Slides and Cores: Movable steel sections that form undercuts, such as the open mouth of a Tyrannosaurus rex or the horns on a Triceratops. They retract at an angle before the main mould opens to release the part.
Vents: Thin channels at the parting line that allow trapped air to escape as plastic fills the cavity, preventing defects like burns or short shots.
The mould exists as a capital investment to enable the mass production of toys according to specific commercial and design needs.
Enabling High-Volume, Low-Cost Production
The primary reason is economic. Once the mould is built and installed, an injection moulding machine can produce a new dinosaur toy every 20 to 60 seconds. This high-speed, automated process allows for the manufacture of thousands of identical units per day, achieving a very low per-unit cost that makes inexpensive consumer toys feasible.
Replicating Intricate Detail Consistently
Dinosaur toys require specific, recognizable anatomical features—scales, claws, teeth, and skin textures. The mould cavity is machined and often chemically etched or laser-engraved to capture this detail. The mould ensures that every single toy produced is an exact, high-fidelity replica of the original sculpt, maintaining brand consistency and aesthetic quality.

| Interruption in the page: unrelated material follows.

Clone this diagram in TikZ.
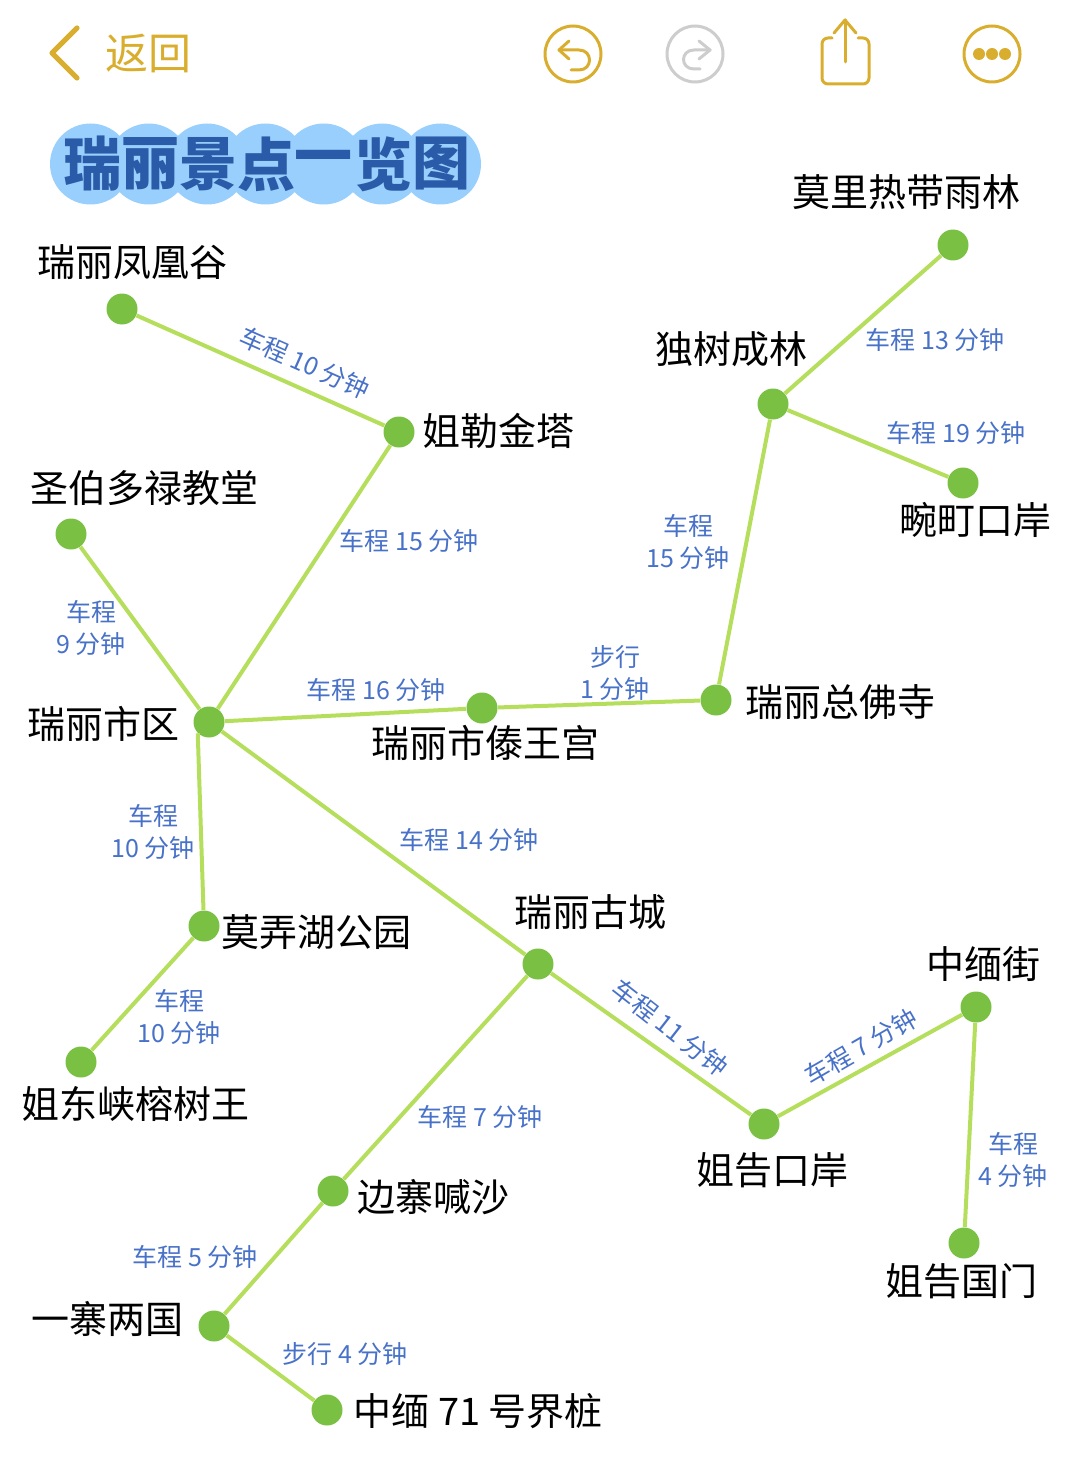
\documentclass[tikz,border=0pt]{standalone}
\usepackage{fontspec}
\setmainfont{Noto Sans CJK SC}
\usetikzlibrary{arrows.meta,positioning}
\definecolor{RouteGreen}{RGB}{181,222,92}
\definecolor{SpotGreen}{RGB}{122,193,67}
\definecolor{LabelBlue}{RGB}{72,113,200}
\definecolor{TitleBlue}{RGB}{42,91,168}
\definecolor{BubbleBlue}{RGB}{153,207,253}
\definecolor{MemoGold}{RGB}{217,174,46}
\definecolor{MemoGray}{RGB}{205,205,205}
\tikzset{
  spot/.style={circle, fill=SpotGreen, minimum size=15.5pt, inner sep=0pt},
  placename/.style={inner sep=0pt, font=\fontsize{19}{19}\selectfont,
    text height=16pt, text depth=3pt},
  routelabel/.style={inner sep=0pt, text=LabelBlue, align=center,
    font=\fontsize{12.5}{16}\selectfont},
  route/.style={line width=2pt, RouteGreen},
  bubble/.style={circle, fill=BubbleBlue, minimum size=40.5pt, inner sep=0pt},
  titlechar/.style={inner sep=0pt, text=TitleBlue, font=\fontsize{29}{29}\selectfont\bfseries},
  iconline/.style={line width=1.5pt, MemoGold, line cap=round, line join=round},
  iconring/.style={circle, draw=MemoGold, line width=1.5pt, minimum size=28pt, inner sep=0pt}
}
\begin{document}
\begin{tikzpicture}[x=0.5pt,y=-0.5pt]
  \useasboundingbox (0,0) rectangle (1080,1466);
  \coordinate (backtop) at (77,28);
  \coordinate (backtip) at (52,53);
  \coordinate (backbot) at (77,78);
  \draw[iconline, line width=2.6pt] (backtop) -- (backtip) -- (backbot);
  \node[inner sep=0pt, text=MemoGold, font=\fontsize{21.5}{21.5}\selectfont] (back) at (148,53) {返回};
  \node[iconring] (undo) at (573,54) {};
  \draw[iconline] (569,41) -- (559,50) -- (569,59);
  \draw[iconline] (559,50) -- (579,50) .. controls (593,50) and (593,70) .. (579,70) -- (571,70);
  \node[iconring, draw=MemoGray] (redo) at (695,54) {};
  \draw[iconline, MemoGray] (699,41) -- (710,50) -- (699,59);
  \draw[iconline, MemoGray] (710,50) -- (694,50) .. controls (680,50) and (680,69) .. (694,69) -- (700,69);
  \draw[iconline, rounded corners=3pt] (832,38) -- (822,38) -- (822,84) -- (869,84) -- (869,38) -- (858,38);
  \draw[iconline] (845,62) -- (845,20);
  \draw[iconline] (834,33) -- (845,20) -- (856,33);
  \node[iconring] (more) at (992,54) {};
  \foreach \dotx in {979,992,1005}
    \fill[MemoGold] (\dotx,54) circle (3pt);

  \foreach \i/\bx in {1/90.5,2/148.8,3/207.2,4/265.5,5/323.8,6/382.2,7/440.5}
    \node[bubble] (bubble\i) at (\bx,164) {};
  \foreach \i/\bx/\ch in {1/92/瑞,2/150/丽,3/208/景,4/266/点,5/323/一,6/383/览,7/441/图}
    \node[titlechar] (char\i) at (\bx,164) {\ch};

  \node[spot] (fenghuang) at (122,309) {};
  \node[spot] (jiele) at (399,432) {};
  \node[spot] (shengbo) at (71,534) {};
  \node[spot] (shiqu) at (209,722) {};
  \node[spot] (daiwang) at (482,708) {};
  \node[spot] (zongfo) at (716,700) {};
  \node[spot] (molong) at (204,926) {};
  \node[spot] (jiedong) at (81,1062) {};
  \node[spot] (gucheng) at (538,964) {};
  \node[spot] (jiegao) at (764,1124) {};
  \node[spot] (zhongmian) at (976,1007) {};
  \node[spot] (guomen) at (964,1243) {};
  \node[spot] (biansai) at (333,1191) {};
  \node[spot] (yizhai) at (214,1326) {};
  \node[spot] (jiezhuang) at (327,1410) {};
  \node[spot] (dushu) at (773,404) {};
  \node[spot] (moli) at (953,245) {};
  \node[spot] (wanding) at (963,483) {};

  \begin{scope}[on background layer/.style={}]
  \draw[route] (fenghuang) -- (jiele);
  \draw[route] (jiele) -- (shiqu);
  \draw[route] (shengbo) -- (shiqu);
  \draw[route] (shiqu) -- (daiwang);
  \draw[route] (daiwang) -- (zongfo);
  \draw[route] (zongfo) -- (dushu);
  \draw[route] (dushu) -- (moli);
  \draw[route] (dushu) -- (wanding);
  \draw[route] (shiqu.south west) -- (molong);
  \draw[route] (molong) -- (jiedong);
  \draw[route] (shiqu) -- (gucheng);
  \draw[route] (gucheng) -- (biansai);
  \draw[route] (gucheng) -- (jiegao);
  \draw[route] (jiegao) -- (zhongmian);
  \draw[route] (zhongmian) -- (guomen);
  \draw[route] (biansai) -- (yizhai);
  \draw[route] (yizhai) -- (jiezhuang);
  \end{scope}

  \node[placename, above=5.25pt of fenghuang, xshift=5pt] (fenghuangname) {瑞丽凤凰谷};
  \node[placename, right=3.75pt of jiele] (jielename) {姐勒金塔};
  \node[placename, above=4.75pt of shengbo, xshift=36.5pt] (shengboname) {圣伯多禄教堂};
  \node[placename, left=6.75pt of shiqu, yshift=-1.5pt] (shiquname) {瑞丽市区};
  \node[placename, below=0.75pt of daiwang, xshift=1.5pt] (daiwangname) {瑞丽市傣王宫};
  \node[placename, right=6.75pt of zongfo, yshift=-1.5pt] (zongfoname) {瑞丽总佛寺};
  \node[placename, right=0.75pt of molong, yshift=-3.5pt] (molongname) {莫弄湖公园};
  \node[placename, below=4.25pt of jiedong, xshift=27pt] (jiedongname) {姐东峡榕树王};
  \node[placename, above=7.75pt of gucheng, xshift=26pt] (guchengname) {瑞丽古城};
  \node[placename, below=6.25pt of jiegao, xshift=4pt] (jiegaoname) {姐告口岸};
  \node[placename, above=3.25pt of zhongmian, xshift=3.5pt] (zhongmianname) {中缅街};
  \node[placename, below=2.25pt of guomen, xshift=-1.5pt] (guomenname) {姐告国门};
  \node[placename, right=4.25pt of biansai, yshift=-3.5pt] (biansainame) {边寨喊沙};
  \node[placename, left=7.25pt of yizhai, yshift=3pt] (yizhainame) {一寨两国};
  \node[placename, right=5.25pt of jiezhuang, yshift=-1pt] (jiezhuangname) {中缅 71 号界桩};
  \node[placename, above=9.25pt of dushu, xshift=-21pt] (dushuname) {独树成林};
  \node[placename, above=8.25pt of moli, xshift=-23.5pt] (moliname) {莫里热带雨林};
  \node[placename, below=1.75pt of wanding, xshift=6pt] (wandingname) {畹町口岸};

  \node[routelabel, rotate=-24] (fenghuangtime) at (305,363) {车程 10 分钟};
  \node[routelabel] (jieletime) at (409,541) {车程 15 分钟};
  \node[routelabel] (shengbotime) at (91,628) {车程\\9 分钟};
  \node[routelabel] (daiwangtime) at (376,690) {车程 16 分钟};
  \node[routelabel] (zongfotime) at (615,673) {步行\\1 分钟};
  \node[routelabel] (dushutime) at (688,542) {车程\\15 分钟};
  \node[routelabel] (molitime) at (935,340) {车程 13 分钟};
  \node[routelabel] (wandingtime) at (956,433) {车程 19 分钟};
  \node[routelabel] (molongtime) at (153,832) {车程\\10 分钟};
  \node[routelabel] (guchengtime) at (469,840) {车程 14 分钟};
  \node[routelabel] (jiedongtime) at (179,1017) {车程\\10 分钟};
  \node[routelabel, rotate=-38] (jiegaotime) at (670,1028) {车程 11 分钟};
  \node[routelabel, rotate=30] (zhongmiantime) at (861,1047) {车程 7 分钟};
  \node[routelabel] (biansaitime) at (480,1117) {车程 7 分钟};
  \node[routelabel] (guomentime) at (1013,1160) {车程\\4 分钟};
  \node[routelabel] (yizhaitime) at (195,1257) {车程 5 分钟};
  \node[routelabel] (jiezhuangtime) at (345,1354) {步行 4 分钟};
\end{tikzpicture}
\end{document}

Facilitating Part Assembly and Function
Many dinosaur toys are assembled from multiple moulded parts (head, body, limbs). The mould is engineered to produce parts with integral attachment features, such as cylindrical pegs and sockets for snap-fit assembly or rotating joints. It also forms the cavities for internal mechanisms, such as the gear housing for a walking or roaring action feature.
The manufacturing cycle is a repeated sequence of steps within an injection moulding machine.
Clamping: The two halves of the mould are hydraulically forced together and held under high pressure (clamping tonnage) to withstand the incoming injection pressure.
Injection: Plastic resin pellets (often polyethylene, polypropylene, or ABS) are fed from a hopper into a heated barrel. A rotating screw pushes the material forward, melting it. The screw then acts as a plunger, injecting the molten plastic under high pressure through the nozzle and into the mould's sprue, runners, gates, and cavities.
Cooling and Dwelling: Once the cavity is filled, the plastic begins to cool and solidify. The molten plastic in the runners also solidifies. During this dwelling phase, additional material may be packed into the cavity to compensate for shrinkage as the plastic cools. The cooling time is a major factor in the total cycle.
Mould Opening and Ejection: After a set cooling time, the clamping unit opens the mould. The moving half retracts, and the ejection system is activated. Ejector pins advance, pushing the solidified dinosaur part (and the attached runner system, called the sprue) off the core insert. Robots or operators then remove the assembly.
Post-Processing: The sprue and runners are trimmed from the dinosaur part. For multi-part toys, the components are collected and sent to an assembly line where they are snapped together, painted, and packaged. The mould then closes, and the cycle repeats.